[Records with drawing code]
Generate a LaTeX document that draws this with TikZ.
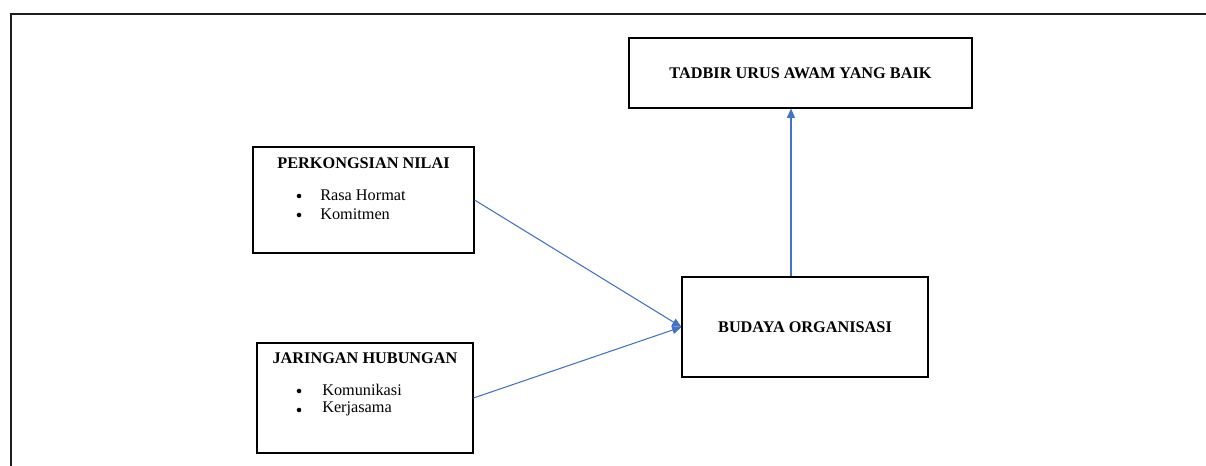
\documentclass[tikz,border=0pt]{standalone}
\usepackage{fontspec}
\setmainfont{Liberation Serif}
\usetikzlibrary{arrows.meta,positioning}
\definecolor{linkblue}{RGB}{68,114,196}
\definecolor{framegrey}{RGB}{30,30,30}

\begin{document}
\begin{tikzpicture}[x=0.75pt, y=-0.75pt,
    box/.style={rectangle, draw, line width=0.8pt, inner sep=0pt},
    title/.style={font=\fontsize{12.2}{14}\selectfont\bfseries},
    item/.style={font=\fontsize{12.2}{14}\selectfont, anchor=west, inner sep=0pt},
    dot/.style={circle, fill, inner sep=0pt, minimum size=3.4pt},
    link/.style={-{Triangle[length=7pt,width=6pt]}, linkblue, line width=0.8pt},
  ]
  \useasboundingbox (0,0) rectangle (1206,466);

  % Bingkai
  \draw[line width=1.5pt, framegrey] (1206,14) -- (11,14) -- (11,466);

  % Tadbir urus
  \node[box, title, minimum width=257.25pt, minimum height=52.5pt] (tadbir)
    at (800.5,73) {TADBIR URUS AWAM YANG BAIK};

  % Perkongsian nilai
  \node[box, minimum width=165.75pt, minimum height=79.5pt] (nilai)
    at (363.5,200) {};
  \node[title] (nilaiT) at (363.5,163) {PERKONGSIAN NILAI};
  \node[dot] (nilaiB1) at (299,196) {};
  \node[item] (nilaiI1) at (320,195) {Rasa Hormat};
  \node[dot] (nilaiB2) at (299,215) {};
  \node[item] (nilaiI2) at (320,214) {Komitmen};

  % Jaringan hubungan
  \node[box, minimum width=162pt, minimum height=82.5pt] (jaringan)
    at (365,398) {};
  \node[title] (jaringanT) at (365,358) {JARINGAN HUBUNGAN};
  \node[dot] (jaringanB1) at (299,391) {};
  \node[item] (jaringanI1) at (322,390) {Komunikasi};
  \node[dot] (jaringanB2) at (299,410) {};
  \node[item] (jaringanI2) at (322,409) {Kerjasama};

  % Budaya organisasi
  \node[box, title, minimum width=184.5pt, minimum height=75pt] (budaya)
    at (805,327) {BUDAYA ORGANISASI};

  % Anak panah
  \draw[link] (nilai.east) -- (budaya.west);
  \draw[link] (jaringan.east) -- (budaya.west);
  \draw[link] ([xshift=-10.5pt]budaya.north)
    -- ([xshift=-10.5pt]budaya.north |- tadbir.south);
\end{tikzpicture}
\end{document}
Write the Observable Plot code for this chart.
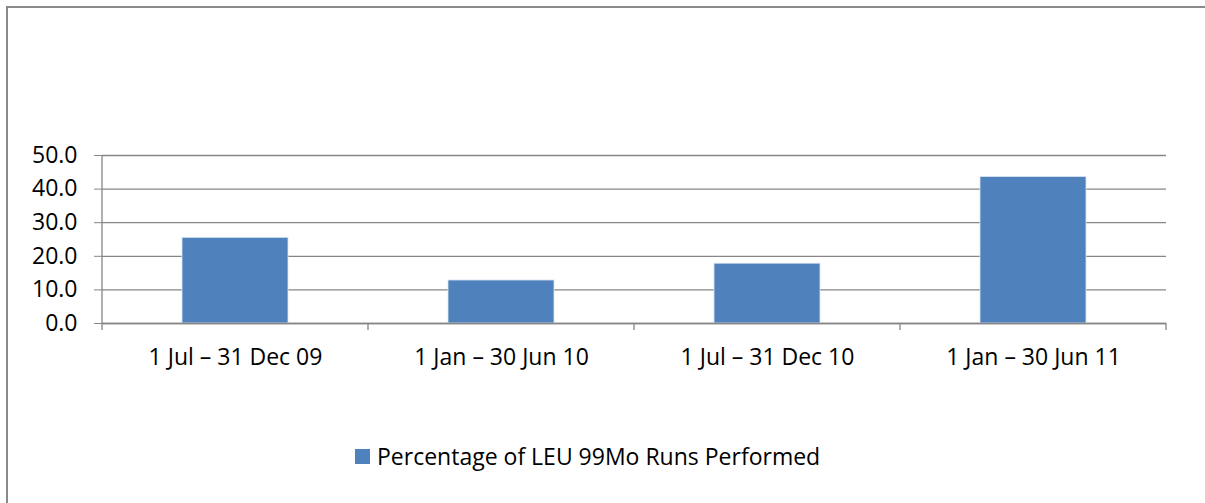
<!DOCTYPE html>
<html>
<head>
<meta charset="utf-8">
<script src="https://cdn.jsdelivr.net/npm/d3@7"></script>
<script src="https://cdn.jsdelivr.net/npm/@observablehq/plot@0.6"></script>
<style>
  html, body { margin: 0; padding: 0; background: #fff; overflow: hidden; }
  #wrap { position: relative; width: 1205px; height: 503px; overflow: hidden; font-family: "Open Sans", sans-serif; }
  #border { position: absolute; left: 6px; top: 6px; width: 1300px; height: 600px; border-top: 2px solid #8a8a8a; border-left: 2px solid #8a8a8a; box-sizing: border-box; }
  #chart { position: absolute; left: 0; top: 0; }
  #legend { position: absolute; left: 355px; top: 440px; display: flex; align-items: center; font-size: 23px; color: #000; white-space: nowrap; }
  #legend .sw { width: 15px; height: 15px; background: #4F81BD; margin-right: 7px; }
</style>
</head>
<body>
<div id="wrap">
  <div id="border"></div>
  <div id="chart"></div>
  <div id="legend"><span class="sw"></span><span id="legendText"></span></div>
</div>
<script>
const categories = ["1 Jul – 31 Dec 09", "1 Jan – 30 Jun 10", "1 Jul – 31 Dec 10", "1 Jan – 30 Jun 11"];
const values = [25.5, 12.8, 17.8, 43.6];
const yTicks = [0, 10, 20, 30, 40, 50];
const seriesName = "Percentage of LEU 99Mo Runs Performed";

const data = categories.map((c, i) => ({category: c, value: values[i]}));
const gray = "#868686";

function boundaryTicks(index, scales, values, dimensions, context) {
  const x = scales.x, y = scales.y;
  const bw = x.bandwidth();
  const step = typeof x.step === "function" ? x.step() : x(categories[1]) - x(categories[0]);
  const half = (step - bw) / 2;
  const xs = categories.map(c => x(c) - half);
  xs.push(x(categories[categories.length - 1]) + bw + half);
  const y0 = y(0), yTop = y(d3.max(yTicks));
  const g = d3.create("svg:g").attr("stroke", gray).attr("stroke-width", 1.3);
  xs.forEach((xx, i) => {
    g.append("line").attr("x1", xx).attr("x2", xx)
      .attr("y1", i === 0 ? yTop : y0).attr("y2", y0 + 7);
  });
  return g.node();
}

const chart = Plot.plot({
  width: 1205,
  height: 503,
  marginLeft: 102,
  marginRight: 39,
  marginTop: 155,
  marginBottom: 180,
  style: {fontFamily: "Open Sans, sans-serif", fontSize: "23px", color: "#000", background: "transparent"},
  x: {domain: categories, paddingInner: 0.6, paddingOuter: 0.3},
  y: {domain: [0, 50]},
  marks: [
    Plot.ruleY(yTicks, {stroke: gray, strokeWidth: 1.3}),
    Plot.barY(data, {x: "category", y: "value", fill: "#4F81BD", stroke: "#dbe5f1", strokeWidth: 0.8}),
    Plot.ruleY([0], {stroke: gray, strokeWidth: 1.3}),
    boundaryTicks,
    Plot.axisY({ticks: yTicks, tickFormat: d3.format(".1f"), tickSize: 8, tickPadding: 17, stroke: gray, strokeOpacity: 1, label: null, fontSize: 23}),
    Plot.axisX({tickSize: 0, tickPadding: 25, label: null, fontSize: 23})
  ]
});
document.getElementById("chart").appendChild(chart);
document.getElementById("legendText").textContent = seriesName;
</script>
</body>
</html>
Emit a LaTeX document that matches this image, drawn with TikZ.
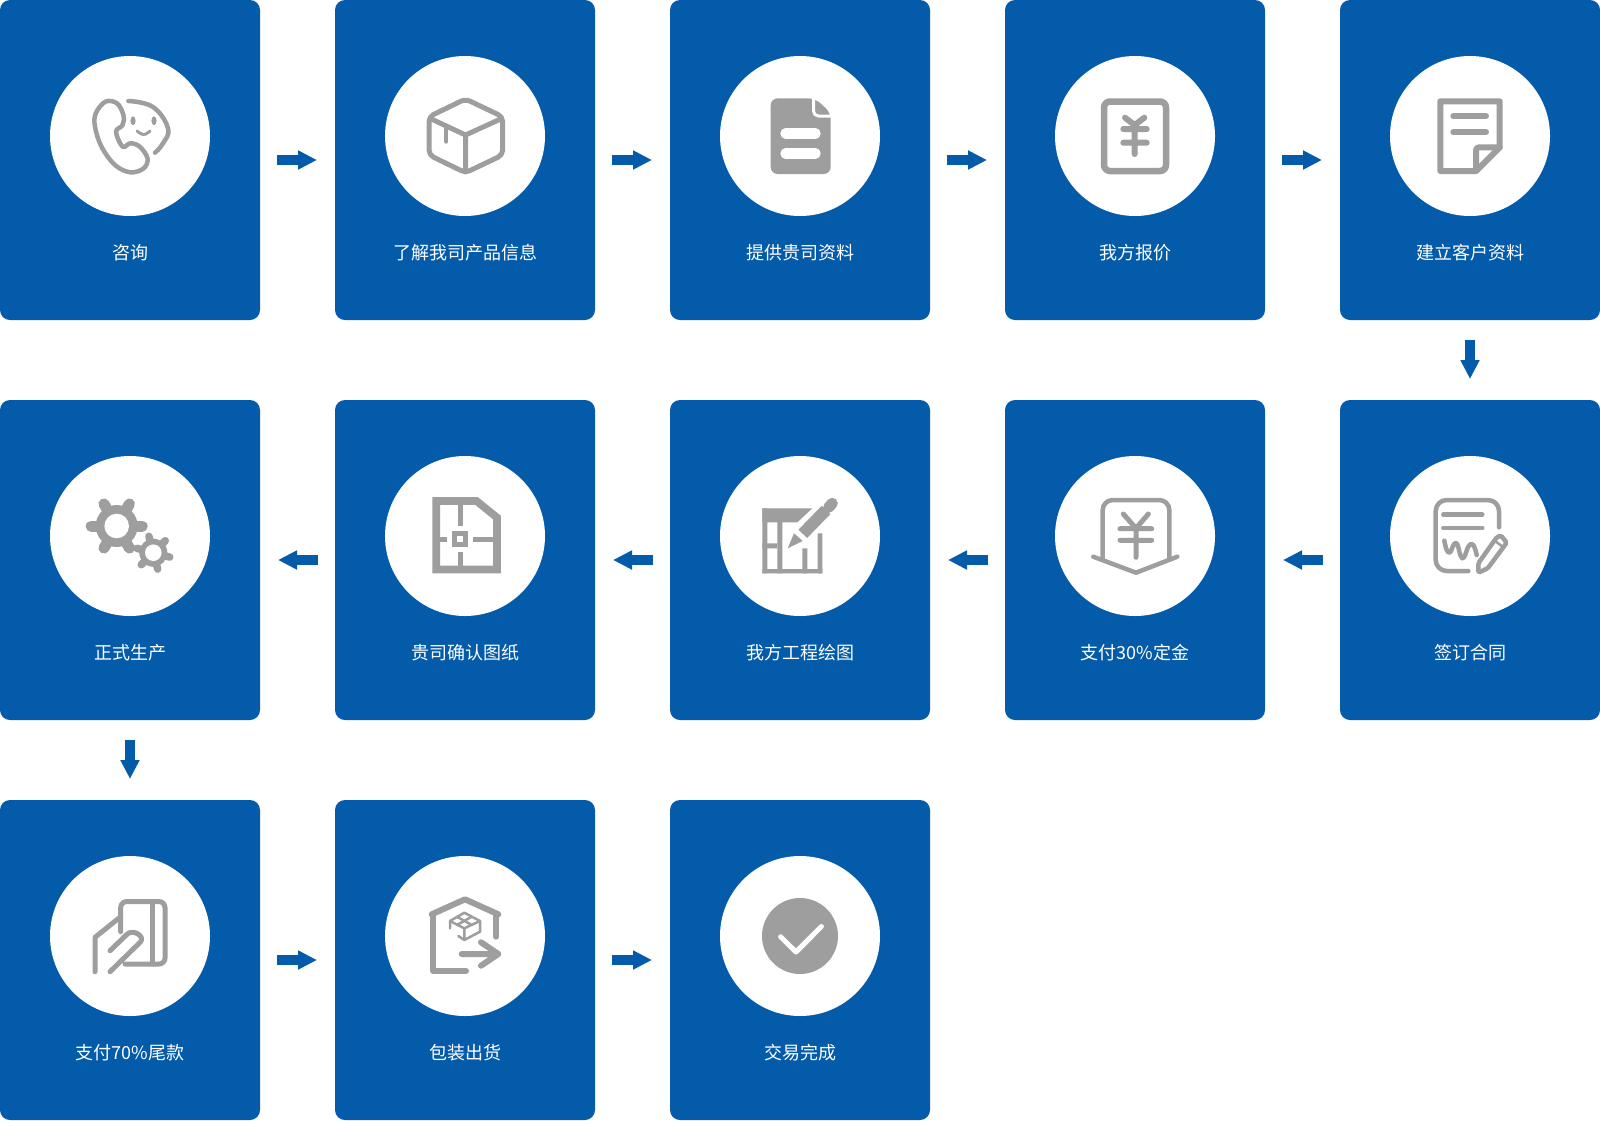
\documentclass[tikz,border=0pt]{standalone}
\usepackage{fontspec}
\usetikzlibrary{arrows.meta}
\newfontfamily\cjk{Noto Sans CJK SC}
\definecolor{stepblue}{HTML}{035BAA}
\definecolor{icongray}{HTML}{9E9E9E}
\tikzset{
  stepbox/.style={fill=stepblue,rounded corners=10pt,minimum width=260pt,minimum height=320pt,inner sep=0pt,outer sep=0pt},
  iconcirc/.style={circle,fill=white,minimum size=160pt,inner sep=0pt,outer sep=0pt},
  steplabel/.style={text=white,font=\cjk\fontsize{18}{18}\selectfont,inner sep=0pt},
  flowarrow/.style={draw=stepblue,line width=9.5pt,-{Triangle[length=19pt,width=18pt]},shorten <=17pt,shorten >=18pt},
  downarrow/.style={draw=stepblue,line width=9.5pt,-{Triangle[length=19pt,width=18pt]},shorten <=20pt,shorten >=21pt},
  iconline/.style={draw=icongray,line width=4.5pt,line cap=round,line join=round},
  iconfill/.style={fill=icongray},
}
\begin{document}
\begin{tikzpicture}[x=1pt,y=-1pt]
  \useasboundingbox (0,0) rectangle (1600,1120);

  % Steps, row by row
  \foreach \nm/\cx/\cy/\lbl in {
    consult/130/160/咨询, learn/465/160/了解我司产品信息, supply/800/160/提供贵司资料,
    quote/1135/160/我方报价, record/1470/160/建立客户资料,
    sign/1470/560/签订合同, deposit/1135/560/支付30\%定金, drawing/800/560/我方工程绘图,
    confirm/465/560/贵司确认图纸, produce/130/560/正式生产,
    balance/130/960/支付70\%尾款, pack/465/960/包装出货, done/800/960/交易完成}{
    \node[stepbox] (\nm) at (\cx,\cy) {};
    \node[iconcirc] (c\nm) at (\cx,\cy-24) {};
    \node[steplabel] (t\nm) at (\cx,\cy+93) {\lbl};
  }

  % Arrows between the steps
  \foreach \a/\b in {consult/learn, learn/supply, supply/quote, quote/record,
    sign/deposit, deposit/drawing, drawing/confirm, confirm/produce,
    balance/pack, pack/done}{
    \ifnum\pdfstrcmp{\a}{sign}=0 \fi
    \draw[flowarrow] (\a) -- (\b);
  }
  \draw[downarrow] (record) -- (sign);
  \draw[downarrow] (produce) -- (balance);

  % Phone and smile
  \begin{scope}[shift={(cconsult.center)}]
    \draw[iconline] plot[smooth cycle,tension=.6] coordinates {(-24.6,-34.3) (-34.2,-22.7) (-35,-9.3) (-28.5,10.7) (-15,29) (0.3,36.3) (13.7,32.3) (17.5,22.3) (9.8,10.7) (0.3,7.3) (-7.4,10.7) (-14,-4.3) (-7.4,-11) (-6.6,-21) (-13,-32.7)};
    \draw[iconline] plot[smooth,tension=.7] coordinates {(-1.6,-35) (23,-29) (38,-7.7) (33,7.3) (25,16.7)};
    \fill[iconfill] (3,-15.3) ellipse (2.6 and 4.4) (24,-15.3) ellipse (2.6 and 4.4);
    \draw[iconline,line width=3pt] plot[smooth,tension=.8] coordinates {(7.2,-5) (13.7,-1.5) (20,-5)};
  \end{scope}

  % Parcel
  \begin{scope}[shift={(clearn.center)}]
    \draw[iconline,line width=5pt,rounded corners=5pt] (0.5,-37) -- (37.7,-19.3) -- (37.7,19) -- (0.5,36.7) -- (-36,19) -- (-36,-19.3) -- cycle;
    \draw[iconline,line width=5pt] (-33,-16.7) -- (0.5,-1) -- (35,-16.7) (0.5,-1) -- (0.5,36);
    \draw[iconline,line width=4pt] (-18.6,-7.7) -- (-18.6,5.7);
  \end{scope}

  % Filled document
  \begin{scope}[shift={(csupply.center)}]
    \fill[iconfill,rounded corners=7pt] (-29.3,-37.7) -- (15,-37.7) -- (30.7,-23.3) -- (30.7,38) -- (-29.3,38) -- cycle;
    \draw[white,line width=3pt,rounded corners=5pt] (13.5,-39) -- (13.5,-20) -- (32,-20);
    \draw[white,line width=10.4pt,line cap=round] (-14.5,-2.5) -- (15.5,-2.5) (-14.5,17.5) -- (15.5,17.5);
  \end{scope}

  % Yen in a frame
  \begin{scope}[shift={(cquote.center)}]
    \draw[iconline,line width=6.5pt,rounded corners=6pt] (-31,-34.5) rectangle (31,35);
    \draw[iconline,line width=6pt] (-10,-18.3) -- (-0.3,-11) -- (9.3,-18.3) (-11.7,-7) -- (11.7,-7) (-11.7,6.7) -- (11.7,6.7) (-0.3,-11) -- (-0.3,18);
  \end{scope}

  % Note with a folded corner
  \begin{scope}[shift={(crecord.center)}]
    \draw[iconline,line width=6pt] (-29.7,-34.7) -- (29.7,-34.7) -- (29.7,11.3) -- (6,35) -- (-29.7,35) -- cycle;
    \draw[iconline,line width=6pt,rounded corners=3pt] (6,35) -- (6,11.3) -- (29.7,11.3);
    \draw[iconline,line width=6pt] (-16.7,-19.7) -- (16,-19.7) (-16.7,-3.7) -- (16,-3.7);
  \end{scope}

  % Contract and pen
  \begin{scope}[shift={(csign.center)}]
    \draw[iconline,rounded corners=11pt] (29,-8.7) -- (29,-36) -- (-34.3,-36) -- (-34.3,35) -- (-1.7,35);
    \draw[iconline] (-26.7,-21.3) -- (12.3,-21.3) (-26.7,-8) -- (12.3,-8);
    \draw[iconline] plot[smooth,tension=.7] coordinates {(-25.7,4.7) (-23.3,14) (-20,16.3) (-16,8.3) (-12.7,8.3) (-9.3,20) (-6,21.3) (-1.3,10) (3.3,9) (6.7,19)};
    \draw[iconline,rounded corners=1.5pt] (8.3,36.7) -- (8.3,27.3) -- (26.7,1.3) -- (31,-0.5) -- (36.7,6.7) -- (17.7,32.3) -- cycle;
    \draw[iconline,line width=2.5pt] (25,5) -- (31.7,10);
  \end{scope}

  % Yen in a pocket
  \begin{scope}[shift={(cdeposit.center)}]
    \draw[iconline,rounded corners=10pt] (-32.3,22.3) -- (-32.3,-36) -- (34.3,-36) -- (34.3,22.3);
    \draw[iconline] (-41.7,20.7) -- (1,36.7) -- (42.3,20.7);
    \draw[iconline,line width=5pt] (-11.7,-22) -- (1,-7.7) -- (13.3,-22) (-15,-7.3) -- (16.7,-7.3) (-15,4.3) -- (16.7,4.3) (1,-7.7) -- (1,21.3);
  \end{scope}

  % Chart and pencil
  \begin{scope}[shift={(cdrawing.center)}]
    \fill[iconfill] (-37.7,-27.7) -- (12.3,-27.7) -- (-2.7,-13.7) -- (-37.7,-13.7) -- cycle;
    \fill[iconfill] (-37.7,-27.7) rectangle (-32.7,37.3) (-22.7,-14) rectangle (-17.7,37.3);
    \fill[iconfill] (-37.7,7.3) rectangle (-22.7,12.3) (-37.7,33) rectangle (22.3,37.3);
    \fill[iconfill] (2.3,12.3) rectangle (7.3,37.3) (17.7,-2.7) rectangle (22.3,37.3);
    \draw[icongray,line width=12pt] (2.8,-2.2) -- (26,-26);
    \draw[icongray,line width=11pt,line cap=round] (28.6,-28.6) -- (32.3,-32.7);
    \fill[iconfill] (-12.3,12.3) -- (-6,-2.7) -- (2.7,5) -- cycle;
  \end{scope}

  % Floor plan
  \begin{scope}[shift={(cconfirm.center)}]
    \draw[icongray,line width=7.7pt,line join=miter] (-28.8,-35) -- (11.5,-35) -- (32,-18.5) -- (32,33.5) -- (-28.8,33.5) -- cycle;
    \draw[icongray,line width=5pt] (-4.3,-31) -- (-4.3,-10) (-4.3,15.7) -- (-4.3,31) (-25,3.3) -- (-17.7,3.3) (8.3,3.3) -- (30,3.3);
    \draw[icongray,line width=5pt] (-10.2,-2.5) rectangle (0.8,8.2);
  \end{scope}

  % Two gears
  \begin{scope}[shift={(cproduce.center)}]
    \begin{scope}[shift={(-13.3,-10)}]
      \fill[iconfill] (0,0) circle (21);
      \foreach \ang in {0,60,...,300}
        \draw[icongray,line width=11pt,line cap=round] (0,0) -- (\ang:25.5);
      \fill[white] (0,0) circle (12.3);
    \end{scope}
    \begin{scope}[shift={(23.3,16.7)}]
      \fill[white] (0,0) circle (17);
      \fill[iconfill] (0,0) circle (14);
      \foreach \ang in {15,75,...,315}
        \draw[icongray,line width=7.5pt,line cap=round] (0,0) -- (\ang:17);
      \fill[white] (0,0) circle (8.3);
    \end{scope}
  \end{scope}

  % Hand and card
  \begin{scope}[shift={(cbalance.center)}]
    \draw[iconline,line width=5pt,rounded corners=6pt] (-9.3,-4.3) -- (-9.3,-34.5) -- (35,-34.5) -- (35,28) -- (-5,28);
    \draw[iconline,line width=5pt] (22.7,-34.5) -- (22.7,28);
    \draw[iconline,line width=5pt] (-35,35.7) -- (-35,1.3) -- (-9.3,-19.3);
    \draw[iconline,line width=5pt] (-20,14.7) -- (-2.7,-2) .. controls (3,-7) and (15,0) .. (10.7,5.7) -- (-20,35.7);
  \end{scope}

  % Parcel leaving the warehouse
  \begin{scope}[shift={(cpack.center)}]
    \draw[iconline,line width=6pt] (-33.3,-21.7) -- (0,-36.7) -- (33.3,-21.7);
    \draw[iconline,line width=6pt] (-31.7,-21.7) -- (-31.7,35) -- (1,35) (31,-21.7) -- (31,0.7);
    \draw[iconline,line width=6pt] (-3.3,18) -- (33.3,18) (16,6.3) -- (33.3,18) -- (16,29.7);
    \draw[iconline,line width=2.5pt] (-0.7,-23.3) -- (15,-15) -- (-0.7,-7.7) -- (-15,-15) -- cycle;
    \draw[iconline,line width=2.5pt] (15,-15) -- (15,-4.3) -- (-0.7,4) -- (-6.7,0) (-15,-15) -- (-15,-7.7) (-0.7,-7.7) -- (-0.7,4);
    \draw[iconline,line width=2.5pt] (-8,-19.3) -- (6.7,-11) (6.7,-19.3) -- (-8,-11);
  \end{scope}

  % Check mark
  \begin{scope}[shift={(cdone.center)}]
    \fill[iconfill] (0,0) circle (38);
    \draw[white,line width=5pt,line cap=round,line join=round] (-19.4,0.7) -- (-4,16) -- (21.4,-9.5);
  \end{scope}
\end{tikzpicture}
\end{document}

**Stated exercise:**
Copy every line that contains the string "this".

**Exercise solution:**
Generate a LaTeX document that draws this with TikZ.
Write the Observable Plot code for this chart.
Emit a LaTeX document that matches this image, drawn with TikZ.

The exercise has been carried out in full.